# Source code of charts

--

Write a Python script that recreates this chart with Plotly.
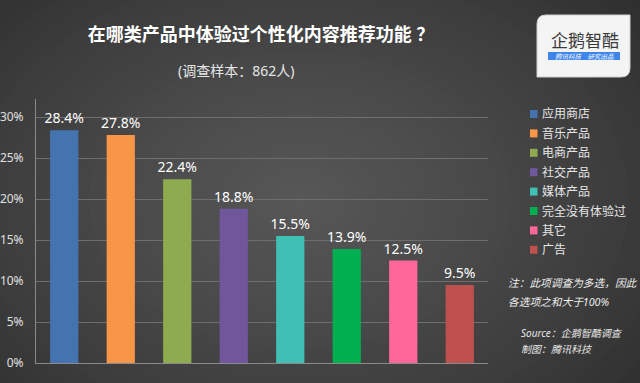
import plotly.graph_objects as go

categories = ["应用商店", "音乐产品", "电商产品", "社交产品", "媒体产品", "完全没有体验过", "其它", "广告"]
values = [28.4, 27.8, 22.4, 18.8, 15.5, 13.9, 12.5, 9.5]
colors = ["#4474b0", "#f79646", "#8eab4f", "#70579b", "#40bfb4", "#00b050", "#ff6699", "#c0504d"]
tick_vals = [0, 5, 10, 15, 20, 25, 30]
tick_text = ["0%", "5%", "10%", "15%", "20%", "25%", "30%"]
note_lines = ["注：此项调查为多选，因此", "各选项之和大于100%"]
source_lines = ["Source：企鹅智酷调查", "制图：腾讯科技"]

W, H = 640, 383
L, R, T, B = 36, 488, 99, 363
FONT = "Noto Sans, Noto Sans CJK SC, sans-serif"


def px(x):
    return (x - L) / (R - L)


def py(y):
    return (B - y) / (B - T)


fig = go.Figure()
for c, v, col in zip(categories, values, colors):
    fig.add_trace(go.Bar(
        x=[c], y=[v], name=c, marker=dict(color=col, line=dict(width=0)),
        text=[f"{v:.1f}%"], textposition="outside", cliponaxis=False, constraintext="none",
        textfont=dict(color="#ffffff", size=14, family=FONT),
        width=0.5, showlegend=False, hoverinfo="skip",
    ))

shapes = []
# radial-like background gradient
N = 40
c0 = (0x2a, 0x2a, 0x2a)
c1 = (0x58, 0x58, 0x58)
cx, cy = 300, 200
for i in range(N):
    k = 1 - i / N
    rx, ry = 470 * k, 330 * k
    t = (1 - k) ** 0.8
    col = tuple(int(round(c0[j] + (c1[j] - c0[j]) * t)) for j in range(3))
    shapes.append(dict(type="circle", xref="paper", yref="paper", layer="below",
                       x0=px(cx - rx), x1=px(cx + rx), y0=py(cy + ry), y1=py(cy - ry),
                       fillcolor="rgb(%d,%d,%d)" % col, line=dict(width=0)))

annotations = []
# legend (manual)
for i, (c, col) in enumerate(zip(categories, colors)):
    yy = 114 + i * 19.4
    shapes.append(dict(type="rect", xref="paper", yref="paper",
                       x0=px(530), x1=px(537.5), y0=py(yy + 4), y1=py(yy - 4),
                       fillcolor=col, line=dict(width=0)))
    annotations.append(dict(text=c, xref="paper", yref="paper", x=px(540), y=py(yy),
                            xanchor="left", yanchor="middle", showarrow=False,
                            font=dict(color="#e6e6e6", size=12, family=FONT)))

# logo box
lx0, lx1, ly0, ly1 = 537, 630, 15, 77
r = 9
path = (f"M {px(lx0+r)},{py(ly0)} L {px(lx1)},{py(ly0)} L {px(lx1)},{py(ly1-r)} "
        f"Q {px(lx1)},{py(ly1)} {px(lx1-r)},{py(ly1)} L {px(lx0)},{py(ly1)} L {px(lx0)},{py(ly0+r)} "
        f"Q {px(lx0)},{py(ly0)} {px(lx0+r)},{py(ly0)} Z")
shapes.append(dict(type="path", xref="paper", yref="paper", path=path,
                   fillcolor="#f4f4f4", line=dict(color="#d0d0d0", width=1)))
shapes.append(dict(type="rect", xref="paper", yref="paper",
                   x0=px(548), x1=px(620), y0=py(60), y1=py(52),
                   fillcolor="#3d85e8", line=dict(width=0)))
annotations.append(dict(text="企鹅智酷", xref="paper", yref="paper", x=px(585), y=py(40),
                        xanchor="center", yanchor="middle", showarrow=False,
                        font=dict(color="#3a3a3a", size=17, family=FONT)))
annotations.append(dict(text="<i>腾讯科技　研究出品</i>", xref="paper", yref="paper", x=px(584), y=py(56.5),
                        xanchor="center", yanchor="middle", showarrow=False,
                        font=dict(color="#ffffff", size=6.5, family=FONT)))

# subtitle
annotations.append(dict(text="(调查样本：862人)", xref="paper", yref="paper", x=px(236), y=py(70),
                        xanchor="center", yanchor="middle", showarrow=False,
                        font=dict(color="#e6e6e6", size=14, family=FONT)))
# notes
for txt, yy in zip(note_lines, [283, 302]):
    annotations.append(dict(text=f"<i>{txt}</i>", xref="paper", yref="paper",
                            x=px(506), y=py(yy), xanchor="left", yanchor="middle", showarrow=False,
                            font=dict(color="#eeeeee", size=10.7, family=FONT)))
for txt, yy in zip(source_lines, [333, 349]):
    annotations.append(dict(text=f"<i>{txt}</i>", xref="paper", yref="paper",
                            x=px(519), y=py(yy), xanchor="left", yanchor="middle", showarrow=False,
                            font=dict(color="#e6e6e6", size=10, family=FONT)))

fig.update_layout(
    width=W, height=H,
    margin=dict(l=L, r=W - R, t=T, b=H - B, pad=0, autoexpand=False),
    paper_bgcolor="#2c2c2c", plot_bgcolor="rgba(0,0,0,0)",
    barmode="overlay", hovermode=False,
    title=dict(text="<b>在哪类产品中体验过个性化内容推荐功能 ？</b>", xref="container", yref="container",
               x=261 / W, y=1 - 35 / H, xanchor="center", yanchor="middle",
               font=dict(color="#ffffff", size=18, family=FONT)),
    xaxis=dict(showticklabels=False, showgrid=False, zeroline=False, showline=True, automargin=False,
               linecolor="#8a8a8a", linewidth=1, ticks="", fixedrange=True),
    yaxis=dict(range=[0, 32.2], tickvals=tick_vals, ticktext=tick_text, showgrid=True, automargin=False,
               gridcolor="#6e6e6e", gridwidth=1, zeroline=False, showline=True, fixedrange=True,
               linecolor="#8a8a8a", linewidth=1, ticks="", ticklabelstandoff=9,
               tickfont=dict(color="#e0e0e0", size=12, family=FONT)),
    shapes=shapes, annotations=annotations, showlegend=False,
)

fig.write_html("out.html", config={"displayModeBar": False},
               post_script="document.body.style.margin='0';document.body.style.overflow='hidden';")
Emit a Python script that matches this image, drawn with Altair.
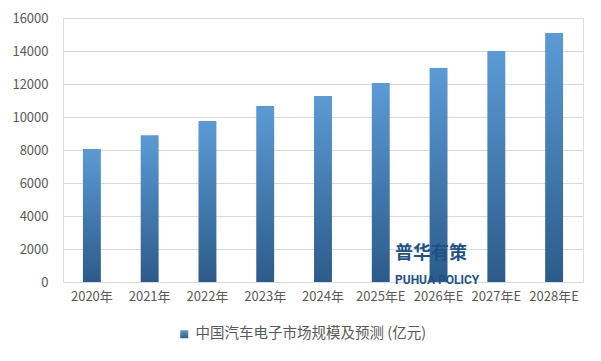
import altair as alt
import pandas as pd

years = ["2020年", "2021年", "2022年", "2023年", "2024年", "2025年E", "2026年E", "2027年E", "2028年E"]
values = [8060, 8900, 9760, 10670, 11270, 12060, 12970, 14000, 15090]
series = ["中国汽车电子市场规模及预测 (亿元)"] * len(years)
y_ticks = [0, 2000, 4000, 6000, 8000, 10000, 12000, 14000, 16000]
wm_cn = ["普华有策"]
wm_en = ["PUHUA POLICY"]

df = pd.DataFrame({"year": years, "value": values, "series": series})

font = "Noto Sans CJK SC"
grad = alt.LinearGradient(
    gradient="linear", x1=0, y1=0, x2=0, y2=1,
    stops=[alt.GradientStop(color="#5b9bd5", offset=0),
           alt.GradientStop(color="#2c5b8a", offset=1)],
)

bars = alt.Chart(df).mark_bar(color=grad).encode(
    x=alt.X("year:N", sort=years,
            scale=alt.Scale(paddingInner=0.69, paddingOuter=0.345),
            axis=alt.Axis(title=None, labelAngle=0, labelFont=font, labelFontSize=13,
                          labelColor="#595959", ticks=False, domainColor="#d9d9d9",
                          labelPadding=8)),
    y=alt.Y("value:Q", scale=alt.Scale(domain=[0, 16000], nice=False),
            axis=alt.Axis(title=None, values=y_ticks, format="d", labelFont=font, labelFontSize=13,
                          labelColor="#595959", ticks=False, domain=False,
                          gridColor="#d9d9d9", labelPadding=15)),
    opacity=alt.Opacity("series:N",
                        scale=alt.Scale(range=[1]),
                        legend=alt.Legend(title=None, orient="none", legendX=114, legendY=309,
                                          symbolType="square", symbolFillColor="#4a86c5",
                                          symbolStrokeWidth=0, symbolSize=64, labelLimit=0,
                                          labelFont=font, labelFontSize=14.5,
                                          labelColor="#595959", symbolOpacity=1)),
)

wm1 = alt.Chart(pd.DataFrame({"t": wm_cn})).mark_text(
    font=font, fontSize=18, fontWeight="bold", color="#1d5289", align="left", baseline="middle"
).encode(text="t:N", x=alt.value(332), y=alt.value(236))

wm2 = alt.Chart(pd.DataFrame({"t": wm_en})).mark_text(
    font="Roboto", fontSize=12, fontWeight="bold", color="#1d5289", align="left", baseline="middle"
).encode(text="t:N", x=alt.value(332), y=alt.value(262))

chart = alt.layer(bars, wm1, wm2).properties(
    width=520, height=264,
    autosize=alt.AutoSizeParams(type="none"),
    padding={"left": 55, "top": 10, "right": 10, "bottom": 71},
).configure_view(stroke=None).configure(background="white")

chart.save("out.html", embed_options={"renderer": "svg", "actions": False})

--

# WHAT YOU NEED TO DO
Take the lines from the start of the material to the line with "return (B - y) / (B - T)", both included, and transcribe them exactly without the pictures.

# WRITTEN RESPONSE
Write a Python script that recreates this chart with Plotly.
import plotly.graph_objects as go

categories = ["应用商店", "音乐产品", "电商产品", "社交产品", "媒体产品", "完全没有体验过", "其它", "广告"]
values = [28.4, 27.8, 22.4, 18.8, 15.5, 13.9, 12.5, 9.5]
colors = ["#4474b0", "#f79646", "#8eab4f", "#70579b", "#40bfb4", "#00b050", "#ff6699", "#c0504d"]
tick_vals = [0, 5, 10, 15, 20, 25, 30]
tick_text = ["0%", "5%", "10%", "15%", "20%", "25%", "30%"]
note_lines = ["注：此项调查为多选，因此", "各选项之和大于100%"]
source_lines = ["Source：企鹅智酷调查", "制图：腾讯科技"]

W, H = 640, 383
L, R, T, B = 36, 488, 99, 363
FONT = "Noto Sans, Noto Sans CJK SC, sans-serif"


def px(x):
    return (x - L) / (R - L)


def py(y):
    return (B - y) / (B - T)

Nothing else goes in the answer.